Even after Obama meeting, Black Caucus members wary of Syria strike

(Photo by CBS News via Getty Images)

(Photo by CBS News via Getty Images)

Members of the Congressional Black Caucus, traditionally strong allies of President Obama, emerged from a Monday afternoon meeting at the White House with Obama largely unconvinced by his arguments for intervention in Syria and wary of contradicting their constituents, who CBC members say are almost uniformly against any kind of military action.

“I have to consider my constituents. Most constituents are opposed,” said Elijah Cummings (D-Md.) He added, while saying he remains undecided on his vote, “I helped to elect this president, I want him to be successful, but as I said before, I can disagree with him and still admire him and support him.”

Emanuel Cleaver of Missouri said after the meeting, “everyone in the room wanted to say ‘we are with you,” but simply could not.”

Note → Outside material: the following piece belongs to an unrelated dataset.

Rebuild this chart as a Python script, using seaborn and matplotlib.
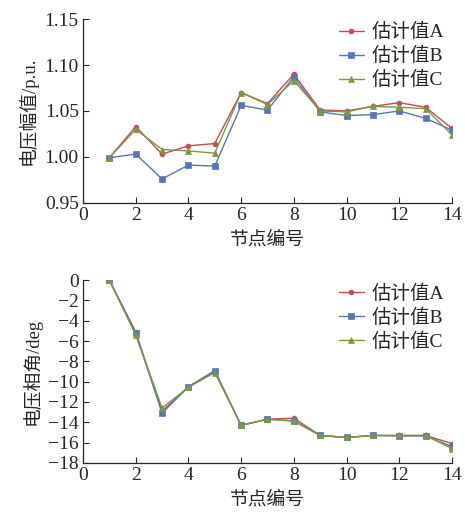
import numpy as np
import pandas as pd
import matplotlib
matplotlib.use("Agg")
import matplotlib.pyplot as plt
import seaborn as sns

nodes = list(range(1, 15))
series_names = ["估计值A", "估计值B", "估计值C"]

mag_a = [0.999, 1.033, 1.003, 1.012, 1.0145, 1.070, 1.058, 1.090, 1.051, 1.050, 1.055, 1.059, 1.054, 1.031]
mag_b = [0.999, 1.003, 0.976, 0.991, 0.990, 1.056, 1.051, 1.087, 1.049, 1.045, 1.046, 1.050, 1.042, 1.029]
mag_c = [0.999, 1.030, 1.008, 1.0065, 1.004, 1.070, 1.057, 1.083, 1.050, 1.049, 1.055, 1.054, 1.0525, 1.024]

ang_a = [0, -5.1, -12.9, -10.5, -9.0, -14.3, -13.7, -13.6, -15.3, -15.5, -15.3, -15.3, -15.3, -16.1]
ang_b = [0, -5.2, -13.1, -10.5, -8.9, -14.3, -13.7, -13.85, -15.3, -15.5, -15.3, -15.35, -15.35, -16.4]
ang_c = [0, -5.4, -12.6, -10.55, -9.1, -14.3, -13.7, -13.9, -15.3, -15.5, -15.3, -15.3, -15.3, -16.6]

mag_ticks = [0.95, 1.00, 1.05, 1.10, 1.15]
ang_ticks = list(range(-18, 1, 2))
x_ticks = list(range(0, 15, 2))

palette = {"估计值A": "#c44a50", "估计值B": "#5a74b6", "估计值C": "#7d9840"}
markers = {"估计值A": "o", "估计值B": "s", "估计值C": "^"}
msizes = {"估计值A": 3.5, "估计值B": 5, "估计值C": 4.5}


def long_form(a, b, c):
    rows = []
    for name, vals in zip(series_names, [a, b, c]):
        for n, v in zip(nodes, vals):
            rows.append({"node": n, "value": v, "series": name})
    return pd.DataFrame(rows)


sns.set_style("ticks")
plt.rcParams["font.family"] = ["Liberation Serif", "Noto Sans CJK SC"]
plt.rcParams["axes.unicode_minus"] = True

fig = plt.figure(figsize=(4.65, 5.16), dpi=100)
ax1 = fig.add_axes([0.1785, 0.607, 0.7935, 0.356])
ax2 = fig.add_axes([0.1785, 0.103, 0.7935, 0.354])


def draw(ax, df, ylabel, ylim, yticks, fmt):
    for name in series_names:
        sub = df[df["series"] == name]
        sns.lineplot(data=sub, x="node", y="value", ax=ax, color=palette[name],
                     marker=markers[name], markersize=msizes[name], markeredgewidth=0.5,
                     markeredgecolor=palette[name], linewidth=1.0, label=name)
    ax.set_xlim(0, 14)
    ax.set_ylim(*ylim)
    ax.set_xticks(x_ticks)
    ax.set_yticks(yticks)
    ax.set_yticklabels([fmt(t) for t in yticks])
    ax.tick_params(direction="in", labelsize=14, length=4, width=0.8, pad=3)
    ax.set_xlabel("节点编号", fontsize=13.5, labelpad=5)
    ax.set_ylabel(ylabel, fontsize=13.5, labelpad=5)
    for s in ["left", "bottom"]:
        ax.spines[s].set_linewidth(0.9)
    sns.despine(ax=ax)
    ax.legend(loc="upper right", frameon=False, fontsize=14, handlelength=1.3,
              handletextpad=0.4, labelspacing=0.3, borderaxespad=0.0,
              bbox_to_anchor=(1.0, 1.02))


draw(ax1, long_form(mag_a, mag_b, mag_c), "电压幅值/p.u.", (0.95, 1.15), mag_ticks,
     lambda t: f"{t:.2f}")
draw(ax2, long_form(ang_a, ang_b, ang_c), "电压相角/deg", (-18, 0), ang_ticks,
     lambda t: f"{t:d}".replace("-", "\u2212"))

fig.savefig("out.png", dpi=100)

“He was, as always, very eloquent, but I’m not sure he moved a lot of people,” Cleaver said. The congressman is leaning towards voting “no,” adding that in his district, “blacks, whites, Jews, gentiles, I’ve never seen people come together on an issue like this.” Everyone who talks to him, Cleaver said, is opposed to striking Syria.

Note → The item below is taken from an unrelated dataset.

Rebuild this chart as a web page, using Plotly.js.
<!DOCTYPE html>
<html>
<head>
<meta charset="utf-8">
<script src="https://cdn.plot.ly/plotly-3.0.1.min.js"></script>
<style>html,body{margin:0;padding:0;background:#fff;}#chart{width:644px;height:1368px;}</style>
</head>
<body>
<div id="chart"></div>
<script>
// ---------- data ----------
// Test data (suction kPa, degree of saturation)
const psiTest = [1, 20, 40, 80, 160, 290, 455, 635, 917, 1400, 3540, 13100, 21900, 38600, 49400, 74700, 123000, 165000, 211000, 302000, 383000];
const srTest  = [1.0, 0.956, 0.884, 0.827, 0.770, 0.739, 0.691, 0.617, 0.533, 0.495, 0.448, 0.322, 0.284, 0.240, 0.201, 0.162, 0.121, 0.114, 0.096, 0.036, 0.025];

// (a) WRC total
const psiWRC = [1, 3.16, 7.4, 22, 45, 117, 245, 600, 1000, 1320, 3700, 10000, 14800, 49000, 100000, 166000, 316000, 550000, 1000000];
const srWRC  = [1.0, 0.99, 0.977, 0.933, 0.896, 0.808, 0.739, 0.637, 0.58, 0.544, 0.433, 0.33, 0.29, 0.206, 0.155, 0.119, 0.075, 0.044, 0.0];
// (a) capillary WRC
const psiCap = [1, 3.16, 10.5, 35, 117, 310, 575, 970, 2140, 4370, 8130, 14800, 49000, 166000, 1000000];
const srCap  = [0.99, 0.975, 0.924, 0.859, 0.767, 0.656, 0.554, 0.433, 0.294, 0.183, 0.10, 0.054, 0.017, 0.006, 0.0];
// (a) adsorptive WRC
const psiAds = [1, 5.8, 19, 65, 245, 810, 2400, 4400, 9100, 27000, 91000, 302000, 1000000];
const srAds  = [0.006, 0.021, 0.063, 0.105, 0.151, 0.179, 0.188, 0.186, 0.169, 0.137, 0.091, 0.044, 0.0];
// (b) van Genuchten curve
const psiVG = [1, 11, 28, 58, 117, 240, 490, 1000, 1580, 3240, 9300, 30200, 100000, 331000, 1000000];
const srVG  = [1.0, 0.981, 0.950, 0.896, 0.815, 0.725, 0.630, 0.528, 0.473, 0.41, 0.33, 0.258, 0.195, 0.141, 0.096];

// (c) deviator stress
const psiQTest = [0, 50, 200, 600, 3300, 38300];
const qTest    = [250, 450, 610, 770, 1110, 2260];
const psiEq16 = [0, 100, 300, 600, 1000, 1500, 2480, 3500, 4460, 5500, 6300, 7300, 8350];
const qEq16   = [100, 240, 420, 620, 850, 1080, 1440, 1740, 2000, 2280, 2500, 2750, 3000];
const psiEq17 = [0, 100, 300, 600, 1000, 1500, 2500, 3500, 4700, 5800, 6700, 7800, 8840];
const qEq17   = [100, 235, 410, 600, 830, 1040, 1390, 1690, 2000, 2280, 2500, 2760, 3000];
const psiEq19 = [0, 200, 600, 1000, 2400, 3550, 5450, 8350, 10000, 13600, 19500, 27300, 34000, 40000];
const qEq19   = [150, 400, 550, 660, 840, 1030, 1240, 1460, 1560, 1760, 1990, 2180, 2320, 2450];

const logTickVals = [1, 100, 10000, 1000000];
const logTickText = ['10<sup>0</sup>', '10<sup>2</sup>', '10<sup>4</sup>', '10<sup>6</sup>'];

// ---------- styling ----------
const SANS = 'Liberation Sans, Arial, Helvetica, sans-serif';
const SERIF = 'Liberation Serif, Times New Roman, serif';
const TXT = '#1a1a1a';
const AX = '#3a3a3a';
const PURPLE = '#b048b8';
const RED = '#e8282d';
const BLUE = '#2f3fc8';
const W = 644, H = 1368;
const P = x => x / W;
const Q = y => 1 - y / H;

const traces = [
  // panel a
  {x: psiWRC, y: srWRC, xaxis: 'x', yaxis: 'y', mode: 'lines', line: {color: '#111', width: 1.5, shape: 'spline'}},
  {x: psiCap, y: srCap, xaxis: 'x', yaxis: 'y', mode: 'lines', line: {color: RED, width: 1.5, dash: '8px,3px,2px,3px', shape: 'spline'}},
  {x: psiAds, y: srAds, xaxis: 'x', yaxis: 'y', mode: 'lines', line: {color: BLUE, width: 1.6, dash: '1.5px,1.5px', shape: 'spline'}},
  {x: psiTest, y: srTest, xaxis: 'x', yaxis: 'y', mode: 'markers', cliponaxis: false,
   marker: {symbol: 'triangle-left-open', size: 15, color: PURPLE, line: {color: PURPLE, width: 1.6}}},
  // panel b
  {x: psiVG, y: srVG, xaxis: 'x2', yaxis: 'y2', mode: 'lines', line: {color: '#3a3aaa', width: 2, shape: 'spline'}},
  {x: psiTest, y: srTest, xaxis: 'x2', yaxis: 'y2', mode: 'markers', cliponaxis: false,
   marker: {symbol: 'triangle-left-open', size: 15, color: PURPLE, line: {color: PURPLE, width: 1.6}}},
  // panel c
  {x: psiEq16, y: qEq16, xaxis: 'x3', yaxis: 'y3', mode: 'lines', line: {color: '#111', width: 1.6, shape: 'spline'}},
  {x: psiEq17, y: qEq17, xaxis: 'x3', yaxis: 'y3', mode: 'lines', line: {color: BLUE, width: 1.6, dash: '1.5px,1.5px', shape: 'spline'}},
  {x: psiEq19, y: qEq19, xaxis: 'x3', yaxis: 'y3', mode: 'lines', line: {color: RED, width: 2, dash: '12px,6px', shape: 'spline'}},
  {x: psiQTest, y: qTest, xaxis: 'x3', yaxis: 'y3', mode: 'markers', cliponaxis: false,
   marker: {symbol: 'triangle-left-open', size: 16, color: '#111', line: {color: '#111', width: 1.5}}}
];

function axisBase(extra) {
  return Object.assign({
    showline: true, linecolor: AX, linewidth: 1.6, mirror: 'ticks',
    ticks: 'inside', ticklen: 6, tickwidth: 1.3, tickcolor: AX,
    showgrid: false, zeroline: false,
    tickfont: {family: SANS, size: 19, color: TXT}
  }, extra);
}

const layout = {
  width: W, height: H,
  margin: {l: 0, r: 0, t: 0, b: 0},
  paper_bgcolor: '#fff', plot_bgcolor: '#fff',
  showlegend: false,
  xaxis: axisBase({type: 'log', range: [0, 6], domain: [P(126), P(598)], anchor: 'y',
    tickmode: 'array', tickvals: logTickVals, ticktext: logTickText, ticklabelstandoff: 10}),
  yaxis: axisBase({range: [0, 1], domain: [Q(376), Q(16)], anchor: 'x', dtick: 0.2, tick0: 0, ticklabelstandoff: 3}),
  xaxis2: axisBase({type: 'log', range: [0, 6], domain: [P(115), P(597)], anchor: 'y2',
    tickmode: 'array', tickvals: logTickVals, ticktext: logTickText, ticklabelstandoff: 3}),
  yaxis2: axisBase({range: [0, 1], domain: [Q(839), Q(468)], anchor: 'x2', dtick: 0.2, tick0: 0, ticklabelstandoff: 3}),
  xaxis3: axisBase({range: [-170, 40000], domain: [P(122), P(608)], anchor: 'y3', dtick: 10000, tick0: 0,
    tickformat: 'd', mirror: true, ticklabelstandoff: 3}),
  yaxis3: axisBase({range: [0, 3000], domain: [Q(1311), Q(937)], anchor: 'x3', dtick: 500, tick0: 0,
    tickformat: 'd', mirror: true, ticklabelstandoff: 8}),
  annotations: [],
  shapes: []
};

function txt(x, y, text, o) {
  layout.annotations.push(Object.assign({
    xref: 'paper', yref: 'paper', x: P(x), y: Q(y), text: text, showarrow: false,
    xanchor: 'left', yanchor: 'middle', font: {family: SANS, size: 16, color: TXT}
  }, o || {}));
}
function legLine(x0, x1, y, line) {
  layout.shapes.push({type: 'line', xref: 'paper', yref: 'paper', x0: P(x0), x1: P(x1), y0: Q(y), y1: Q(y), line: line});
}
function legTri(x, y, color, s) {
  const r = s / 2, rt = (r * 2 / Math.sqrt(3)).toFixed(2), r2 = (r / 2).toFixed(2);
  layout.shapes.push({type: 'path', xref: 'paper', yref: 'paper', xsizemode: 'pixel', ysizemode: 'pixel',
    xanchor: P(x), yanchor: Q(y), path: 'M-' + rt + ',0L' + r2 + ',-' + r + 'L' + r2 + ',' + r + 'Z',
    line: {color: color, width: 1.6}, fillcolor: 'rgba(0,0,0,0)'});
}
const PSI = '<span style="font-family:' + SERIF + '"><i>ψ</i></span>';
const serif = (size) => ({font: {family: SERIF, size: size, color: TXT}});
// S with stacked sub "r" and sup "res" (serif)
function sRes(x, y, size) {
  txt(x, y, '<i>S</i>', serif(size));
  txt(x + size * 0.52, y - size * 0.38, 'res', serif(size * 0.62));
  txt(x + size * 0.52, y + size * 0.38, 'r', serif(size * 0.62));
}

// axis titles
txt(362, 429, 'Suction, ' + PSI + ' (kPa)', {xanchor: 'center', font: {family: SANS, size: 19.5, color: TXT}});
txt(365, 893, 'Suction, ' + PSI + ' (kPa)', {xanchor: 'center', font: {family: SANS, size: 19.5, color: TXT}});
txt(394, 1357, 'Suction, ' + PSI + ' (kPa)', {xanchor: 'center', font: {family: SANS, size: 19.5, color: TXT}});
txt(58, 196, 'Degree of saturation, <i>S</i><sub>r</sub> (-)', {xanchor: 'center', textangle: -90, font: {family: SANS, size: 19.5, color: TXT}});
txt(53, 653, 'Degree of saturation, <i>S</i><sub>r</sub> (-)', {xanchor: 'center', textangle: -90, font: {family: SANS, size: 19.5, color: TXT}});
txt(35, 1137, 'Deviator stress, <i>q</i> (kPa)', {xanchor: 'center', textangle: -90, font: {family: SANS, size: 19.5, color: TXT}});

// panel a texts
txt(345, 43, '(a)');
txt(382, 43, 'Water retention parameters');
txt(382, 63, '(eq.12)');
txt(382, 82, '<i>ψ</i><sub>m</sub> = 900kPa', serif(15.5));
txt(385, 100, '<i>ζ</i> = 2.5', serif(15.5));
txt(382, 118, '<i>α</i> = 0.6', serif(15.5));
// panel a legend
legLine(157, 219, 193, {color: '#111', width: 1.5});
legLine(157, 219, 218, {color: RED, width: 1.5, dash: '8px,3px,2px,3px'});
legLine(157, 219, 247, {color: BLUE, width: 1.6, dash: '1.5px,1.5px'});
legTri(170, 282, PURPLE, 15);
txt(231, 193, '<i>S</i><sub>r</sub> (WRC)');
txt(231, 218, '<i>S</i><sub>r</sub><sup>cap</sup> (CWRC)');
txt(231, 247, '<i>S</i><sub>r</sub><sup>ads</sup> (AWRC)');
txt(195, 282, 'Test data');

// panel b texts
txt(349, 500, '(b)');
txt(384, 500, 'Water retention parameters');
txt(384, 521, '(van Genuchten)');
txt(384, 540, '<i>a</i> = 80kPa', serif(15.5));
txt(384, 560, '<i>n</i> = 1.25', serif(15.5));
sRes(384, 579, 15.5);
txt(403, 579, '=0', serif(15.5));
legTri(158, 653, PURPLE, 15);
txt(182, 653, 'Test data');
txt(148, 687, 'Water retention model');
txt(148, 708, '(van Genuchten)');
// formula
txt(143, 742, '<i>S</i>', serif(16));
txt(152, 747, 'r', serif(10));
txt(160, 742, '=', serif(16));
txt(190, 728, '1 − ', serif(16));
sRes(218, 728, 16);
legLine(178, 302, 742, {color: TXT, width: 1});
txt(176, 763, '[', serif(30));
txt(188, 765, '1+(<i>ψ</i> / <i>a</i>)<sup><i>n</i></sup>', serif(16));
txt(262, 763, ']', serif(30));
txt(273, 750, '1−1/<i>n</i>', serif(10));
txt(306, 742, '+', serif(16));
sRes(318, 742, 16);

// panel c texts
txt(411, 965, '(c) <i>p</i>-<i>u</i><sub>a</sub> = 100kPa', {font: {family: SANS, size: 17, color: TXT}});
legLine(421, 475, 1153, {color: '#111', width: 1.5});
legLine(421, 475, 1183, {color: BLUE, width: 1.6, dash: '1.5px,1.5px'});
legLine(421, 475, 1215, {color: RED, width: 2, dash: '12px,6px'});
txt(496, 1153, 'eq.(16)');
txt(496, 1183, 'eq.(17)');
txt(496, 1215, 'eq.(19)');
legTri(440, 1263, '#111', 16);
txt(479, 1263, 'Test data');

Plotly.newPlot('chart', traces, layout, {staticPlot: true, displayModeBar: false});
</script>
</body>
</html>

Rep. Steven Horsford (D-Nev.) told MSNBC’s Martin Bashir after the meeting that he too remained wary of intervention, arguing, “we should have more of a multilateral coalition of partners.”

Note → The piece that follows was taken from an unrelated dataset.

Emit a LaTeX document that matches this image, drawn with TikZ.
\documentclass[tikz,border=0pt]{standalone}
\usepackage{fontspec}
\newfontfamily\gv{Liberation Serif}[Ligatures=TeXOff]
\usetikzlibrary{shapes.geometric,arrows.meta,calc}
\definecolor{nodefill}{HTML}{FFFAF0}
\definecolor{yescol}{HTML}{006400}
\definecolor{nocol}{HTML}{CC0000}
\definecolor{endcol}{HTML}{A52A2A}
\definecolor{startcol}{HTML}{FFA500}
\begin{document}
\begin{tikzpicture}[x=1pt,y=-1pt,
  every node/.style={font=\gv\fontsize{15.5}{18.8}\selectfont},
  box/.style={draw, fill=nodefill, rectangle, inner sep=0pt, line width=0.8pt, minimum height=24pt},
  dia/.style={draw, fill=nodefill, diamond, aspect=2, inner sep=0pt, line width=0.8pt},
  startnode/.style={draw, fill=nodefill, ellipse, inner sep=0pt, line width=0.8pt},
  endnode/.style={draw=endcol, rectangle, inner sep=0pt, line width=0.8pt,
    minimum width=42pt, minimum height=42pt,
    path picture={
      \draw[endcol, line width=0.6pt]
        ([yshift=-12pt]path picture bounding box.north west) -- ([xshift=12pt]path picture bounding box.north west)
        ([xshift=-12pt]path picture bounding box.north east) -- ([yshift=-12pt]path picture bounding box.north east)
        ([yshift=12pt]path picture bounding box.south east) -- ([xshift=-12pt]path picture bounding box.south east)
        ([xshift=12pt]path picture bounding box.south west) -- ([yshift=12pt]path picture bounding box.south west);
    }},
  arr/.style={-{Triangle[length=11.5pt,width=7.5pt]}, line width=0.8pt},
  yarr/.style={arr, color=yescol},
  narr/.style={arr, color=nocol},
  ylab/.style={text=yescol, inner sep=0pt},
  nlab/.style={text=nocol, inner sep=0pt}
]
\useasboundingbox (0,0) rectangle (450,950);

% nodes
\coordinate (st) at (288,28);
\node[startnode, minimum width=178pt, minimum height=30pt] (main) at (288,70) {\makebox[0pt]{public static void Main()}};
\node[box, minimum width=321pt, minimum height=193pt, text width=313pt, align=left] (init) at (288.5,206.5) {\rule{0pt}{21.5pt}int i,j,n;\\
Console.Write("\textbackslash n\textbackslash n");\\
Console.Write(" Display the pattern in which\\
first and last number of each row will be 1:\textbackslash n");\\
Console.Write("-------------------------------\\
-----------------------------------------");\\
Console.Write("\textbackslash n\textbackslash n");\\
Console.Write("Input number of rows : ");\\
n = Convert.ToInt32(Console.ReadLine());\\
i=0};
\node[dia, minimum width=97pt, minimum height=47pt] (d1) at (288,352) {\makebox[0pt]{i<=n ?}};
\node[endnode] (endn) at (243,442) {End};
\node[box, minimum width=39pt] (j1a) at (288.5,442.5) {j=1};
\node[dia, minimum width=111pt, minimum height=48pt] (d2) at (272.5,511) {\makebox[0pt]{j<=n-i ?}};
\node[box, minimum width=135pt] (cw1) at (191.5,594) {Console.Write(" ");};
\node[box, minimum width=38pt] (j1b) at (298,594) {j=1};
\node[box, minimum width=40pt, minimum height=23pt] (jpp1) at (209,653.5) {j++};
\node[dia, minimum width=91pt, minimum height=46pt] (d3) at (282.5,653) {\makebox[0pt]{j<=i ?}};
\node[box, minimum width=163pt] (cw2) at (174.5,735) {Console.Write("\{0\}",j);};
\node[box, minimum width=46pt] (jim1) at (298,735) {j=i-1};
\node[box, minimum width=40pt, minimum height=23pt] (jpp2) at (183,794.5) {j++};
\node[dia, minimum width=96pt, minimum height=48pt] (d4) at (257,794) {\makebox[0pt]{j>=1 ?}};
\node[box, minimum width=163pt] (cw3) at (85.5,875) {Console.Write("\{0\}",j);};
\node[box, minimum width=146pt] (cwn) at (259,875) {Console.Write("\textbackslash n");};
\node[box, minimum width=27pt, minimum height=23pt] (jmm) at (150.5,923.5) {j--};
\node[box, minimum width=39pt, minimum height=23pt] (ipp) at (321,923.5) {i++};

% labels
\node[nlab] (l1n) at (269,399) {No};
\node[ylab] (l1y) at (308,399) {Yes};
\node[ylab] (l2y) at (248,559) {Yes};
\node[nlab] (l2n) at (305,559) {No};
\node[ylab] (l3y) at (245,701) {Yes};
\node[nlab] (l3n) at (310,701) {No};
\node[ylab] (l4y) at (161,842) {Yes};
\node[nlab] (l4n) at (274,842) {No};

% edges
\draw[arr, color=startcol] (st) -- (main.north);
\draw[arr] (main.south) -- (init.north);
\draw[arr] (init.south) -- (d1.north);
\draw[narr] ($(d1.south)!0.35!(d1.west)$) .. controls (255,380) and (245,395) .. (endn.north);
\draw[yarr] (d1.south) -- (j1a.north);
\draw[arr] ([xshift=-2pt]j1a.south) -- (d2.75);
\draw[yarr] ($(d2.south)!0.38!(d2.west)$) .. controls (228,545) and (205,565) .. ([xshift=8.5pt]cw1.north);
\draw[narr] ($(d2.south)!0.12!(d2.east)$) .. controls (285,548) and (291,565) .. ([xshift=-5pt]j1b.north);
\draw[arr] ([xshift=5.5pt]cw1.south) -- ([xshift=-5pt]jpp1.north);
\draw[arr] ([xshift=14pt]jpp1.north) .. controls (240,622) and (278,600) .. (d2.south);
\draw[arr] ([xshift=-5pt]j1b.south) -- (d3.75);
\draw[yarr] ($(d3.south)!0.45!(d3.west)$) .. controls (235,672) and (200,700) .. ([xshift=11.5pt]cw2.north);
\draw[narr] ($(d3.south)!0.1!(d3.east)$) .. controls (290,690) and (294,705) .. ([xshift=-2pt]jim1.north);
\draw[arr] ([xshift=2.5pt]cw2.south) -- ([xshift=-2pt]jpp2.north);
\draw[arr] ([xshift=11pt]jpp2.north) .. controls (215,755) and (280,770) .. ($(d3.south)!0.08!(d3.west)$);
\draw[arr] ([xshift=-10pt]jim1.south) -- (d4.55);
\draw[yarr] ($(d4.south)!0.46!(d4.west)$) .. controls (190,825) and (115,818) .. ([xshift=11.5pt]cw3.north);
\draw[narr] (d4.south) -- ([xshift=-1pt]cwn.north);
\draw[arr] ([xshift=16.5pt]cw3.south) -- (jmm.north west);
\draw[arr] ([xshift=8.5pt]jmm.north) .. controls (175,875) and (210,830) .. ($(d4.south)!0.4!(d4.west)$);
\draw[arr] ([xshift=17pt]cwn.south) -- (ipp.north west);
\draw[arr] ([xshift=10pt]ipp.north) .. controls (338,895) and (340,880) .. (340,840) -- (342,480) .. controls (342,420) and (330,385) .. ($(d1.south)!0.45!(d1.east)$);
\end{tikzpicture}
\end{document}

The comments from the black caucus mirrored those of other members of Congress of both parties and illustrated the challenges the administration is having in getting authorization for a military strike passed in either the House or the Senate.

But unlike most members of Congress, the black caucus members heard the case for intervening in Syria straight from Obama. White House officials had scheduled a meeting with the black caucus and National Security Adviser Susan Rice, aware that the 43-member CBC is an important bloc of votes on an issue that has scrambled the traditional political coalitions on Capitol Hill. But Obama, as he often does, stopped into the session in the Roosevelt Room himself, staying for about an hour of the 90-minute meeting, which the majority of members of the CBC attended.

He was blunt with the members, telling them, “look, I understand the politics” and explaining he was aware of the public opposition to the military intervention in Syria and knew some of the members had already said they would vote “no.” At another point in the session, according to one of the CBC members, Obama said that he would not lie to the American people and suggest that if the U.S. did not act in Syria, it would somehow result in American cities being attacked. (The member interpreted this as Obama promising to avoid the kind of bellicose rhetoric that the Bush administration used in the warm-up to the Iraq War.)

After Obama left the the meeting, Rice took questions from the members and explained the administration’s strategy, although many of the CBC members had heard these details in other sessions they have attended over the last week.

What was most illustrative of the lack of support for Obama’s position was after the meeting ended. After attending sessions at the White House, officials often speak to reporters who assemble outside of the West Wing, near the White House press briefing room. Democrats in particular usually emerge to praise the president.

Not this time. The Congressional Black Caucus members left through an exit inaccessible to the press. Interviewed on Capitol Hill, several were tight-lipped about the session and reluctant to say how they would vote.

“I haven’t talked to one CBC member who didn’t say their people were against this,” said Cleaver. He added, “We are invested in Barack Obama, but are we elected to support Barack Obama or represent our districts?”